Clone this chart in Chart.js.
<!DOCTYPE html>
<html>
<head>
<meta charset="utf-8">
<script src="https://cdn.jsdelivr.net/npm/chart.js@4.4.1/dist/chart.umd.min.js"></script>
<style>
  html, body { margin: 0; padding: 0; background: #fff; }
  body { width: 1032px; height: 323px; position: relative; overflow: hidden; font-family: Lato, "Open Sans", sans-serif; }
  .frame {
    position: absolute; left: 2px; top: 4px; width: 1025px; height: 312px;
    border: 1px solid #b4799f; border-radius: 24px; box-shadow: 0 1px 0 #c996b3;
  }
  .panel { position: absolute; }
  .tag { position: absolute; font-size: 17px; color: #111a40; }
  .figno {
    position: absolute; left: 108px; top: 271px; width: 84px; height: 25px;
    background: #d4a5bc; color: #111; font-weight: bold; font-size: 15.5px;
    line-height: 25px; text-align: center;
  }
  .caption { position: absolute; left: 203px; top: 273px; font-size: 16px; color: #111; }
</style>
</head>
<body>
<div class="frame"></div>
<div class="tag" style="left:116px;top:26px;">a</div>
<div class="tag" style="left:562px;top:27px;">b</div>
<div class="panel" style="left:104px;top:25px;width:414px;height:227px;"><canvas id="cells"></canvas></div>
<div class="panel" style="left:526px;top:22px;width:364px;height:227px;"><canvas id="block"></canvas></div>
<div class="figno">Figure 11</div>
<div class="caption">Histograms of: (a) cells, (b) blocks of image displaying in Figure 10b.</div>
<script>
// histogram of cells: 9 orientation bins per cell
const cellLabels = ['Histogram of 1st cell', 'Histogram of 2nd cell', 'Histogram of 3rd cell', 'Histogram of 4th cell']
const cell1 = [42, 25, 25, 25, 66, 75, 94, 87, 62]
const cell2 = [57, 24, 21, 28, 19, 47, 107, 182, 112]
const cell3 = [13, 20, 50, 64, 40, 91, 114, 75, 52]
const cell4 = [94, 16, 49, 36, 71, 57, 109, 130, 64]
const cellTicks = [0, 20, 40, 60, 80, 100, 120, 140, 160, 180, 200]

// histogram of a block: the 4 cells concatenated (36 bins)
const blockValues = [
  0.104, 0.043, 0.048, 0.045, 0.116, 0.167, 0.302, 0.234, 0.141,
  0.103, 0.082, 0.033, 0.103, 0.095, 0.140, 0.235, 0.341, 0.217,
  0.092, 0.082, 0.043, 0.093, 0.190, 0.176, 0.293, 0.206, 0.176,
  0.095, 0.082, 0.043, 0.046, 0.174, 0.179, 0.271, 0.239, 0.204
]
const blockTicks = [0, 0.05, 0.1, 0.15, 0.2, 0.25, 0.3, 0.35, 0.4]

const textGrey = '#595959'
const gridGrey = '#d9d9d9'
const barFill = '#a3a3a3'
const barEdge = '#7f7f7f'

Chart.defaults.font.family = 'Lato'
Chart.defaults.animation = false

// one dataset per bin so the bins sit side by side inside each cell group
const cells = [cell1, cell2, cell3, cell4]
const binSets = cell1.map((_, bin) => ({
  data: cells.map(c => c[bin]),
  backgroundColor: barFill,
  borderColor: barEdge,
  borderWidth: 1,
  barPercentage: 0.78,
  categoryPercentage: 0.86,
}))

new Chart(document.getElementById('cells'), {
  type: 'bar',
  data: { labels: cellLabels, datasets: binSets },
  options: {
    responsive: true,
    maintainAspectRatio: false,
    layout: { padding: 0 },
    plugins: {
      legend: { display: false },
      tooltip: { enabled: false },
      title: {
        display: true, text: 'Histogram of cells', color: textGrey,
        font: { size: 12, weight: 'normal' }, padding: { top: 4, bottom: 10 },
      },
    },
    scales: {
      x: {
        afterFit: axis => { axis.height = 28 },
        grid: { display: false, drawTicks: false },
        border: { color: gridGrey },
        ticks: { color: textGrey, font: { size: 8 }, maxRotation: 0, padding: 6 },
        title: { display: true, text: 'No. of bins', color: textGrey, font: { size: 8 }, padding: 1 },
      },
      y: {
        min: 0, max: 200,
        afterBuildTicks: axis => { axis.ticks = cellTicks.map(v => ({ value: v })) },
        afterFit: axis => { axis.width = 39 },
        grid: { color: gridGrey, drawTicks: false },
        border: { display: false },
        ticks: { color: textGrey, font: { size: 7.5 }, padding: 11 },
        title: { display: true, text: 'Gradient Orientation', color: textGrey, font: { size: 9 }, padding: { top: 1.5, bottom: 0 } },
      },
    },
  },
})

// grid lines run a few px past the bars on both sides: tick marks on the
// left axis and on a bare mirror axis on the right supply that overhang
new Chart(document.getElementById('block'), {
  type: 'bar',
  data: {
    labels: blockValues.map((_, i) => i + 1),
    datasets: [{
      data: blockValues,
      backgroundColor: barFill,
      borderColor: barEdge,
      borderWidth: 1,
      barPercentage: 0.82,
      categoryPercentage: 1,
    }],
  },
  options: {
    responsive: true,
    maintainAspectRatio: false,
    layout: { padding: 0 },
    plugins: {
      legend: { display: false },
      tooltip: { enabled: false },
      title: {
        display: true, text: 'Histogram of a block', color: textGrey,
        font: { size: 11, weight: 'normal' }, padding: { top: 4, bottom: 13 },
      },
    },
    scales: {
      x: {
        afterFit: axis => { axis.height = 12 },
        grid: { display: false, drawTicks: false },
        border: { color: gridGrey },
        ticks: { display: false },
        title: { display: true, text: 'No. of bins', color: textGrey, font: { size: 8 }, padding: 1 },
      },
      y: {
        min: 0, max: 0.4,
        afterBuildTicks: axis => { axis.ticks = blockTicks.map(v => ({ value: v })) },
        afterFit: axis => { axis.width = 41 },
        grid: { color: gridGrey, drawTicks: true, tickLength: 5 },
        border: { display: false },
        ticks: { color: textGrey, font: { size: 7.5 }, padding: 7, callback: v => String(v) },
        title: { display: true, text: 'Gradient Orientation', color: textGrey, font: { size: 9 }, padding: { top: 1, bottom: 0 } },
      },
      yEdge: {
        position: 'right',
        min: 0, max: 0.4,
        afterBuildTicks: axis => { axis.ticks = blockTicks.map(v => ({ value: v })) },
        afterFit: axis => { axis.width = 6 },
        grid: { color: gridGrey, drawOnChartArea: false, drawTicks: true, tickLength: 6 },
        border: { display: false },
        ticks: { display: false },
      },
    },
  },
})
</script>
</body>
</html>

...

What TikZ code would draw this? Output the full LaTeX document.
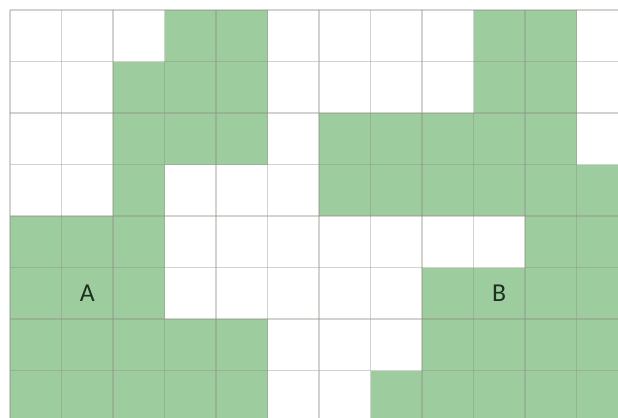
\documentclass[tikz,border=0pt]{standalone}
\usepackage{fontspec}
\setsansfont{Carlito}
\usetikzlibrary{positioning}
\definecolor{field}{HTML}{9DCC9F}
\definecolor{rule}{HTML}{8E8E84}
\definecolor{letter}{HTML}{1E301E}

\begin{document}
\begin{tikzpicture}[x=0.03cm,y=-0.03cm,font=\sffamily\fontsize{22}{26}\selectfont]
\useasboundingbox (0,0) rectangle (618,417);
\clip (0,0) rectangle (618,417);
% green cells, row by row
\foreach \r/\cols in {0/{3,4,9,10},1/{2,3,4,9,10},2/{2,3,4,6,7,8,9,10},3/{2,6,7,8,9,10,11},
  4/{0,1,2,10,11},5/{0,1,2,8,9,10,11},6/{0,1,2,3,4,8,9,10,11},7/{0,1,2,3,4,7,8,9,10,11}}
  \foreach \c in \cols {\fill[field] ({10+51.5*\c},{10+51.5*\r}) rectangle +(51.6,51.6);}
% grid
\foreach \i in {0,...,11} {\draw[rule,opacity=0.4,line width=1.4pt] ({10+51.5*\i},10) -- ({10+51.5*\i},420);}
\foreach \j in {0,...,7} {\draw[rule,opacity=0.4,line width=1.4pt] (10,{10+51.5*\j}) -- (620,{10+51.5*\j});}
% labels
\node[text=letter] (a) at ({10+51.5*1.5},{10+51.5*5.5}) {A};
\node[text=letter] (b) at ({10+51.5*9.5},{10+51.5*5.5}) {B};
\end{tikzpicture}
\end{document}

Task description
Find every line in the records that contains the word "this"; copy those lines.

The response
Clone this chart in Chart.js.
What TikZ code would draw this? Output the full LaTeX document.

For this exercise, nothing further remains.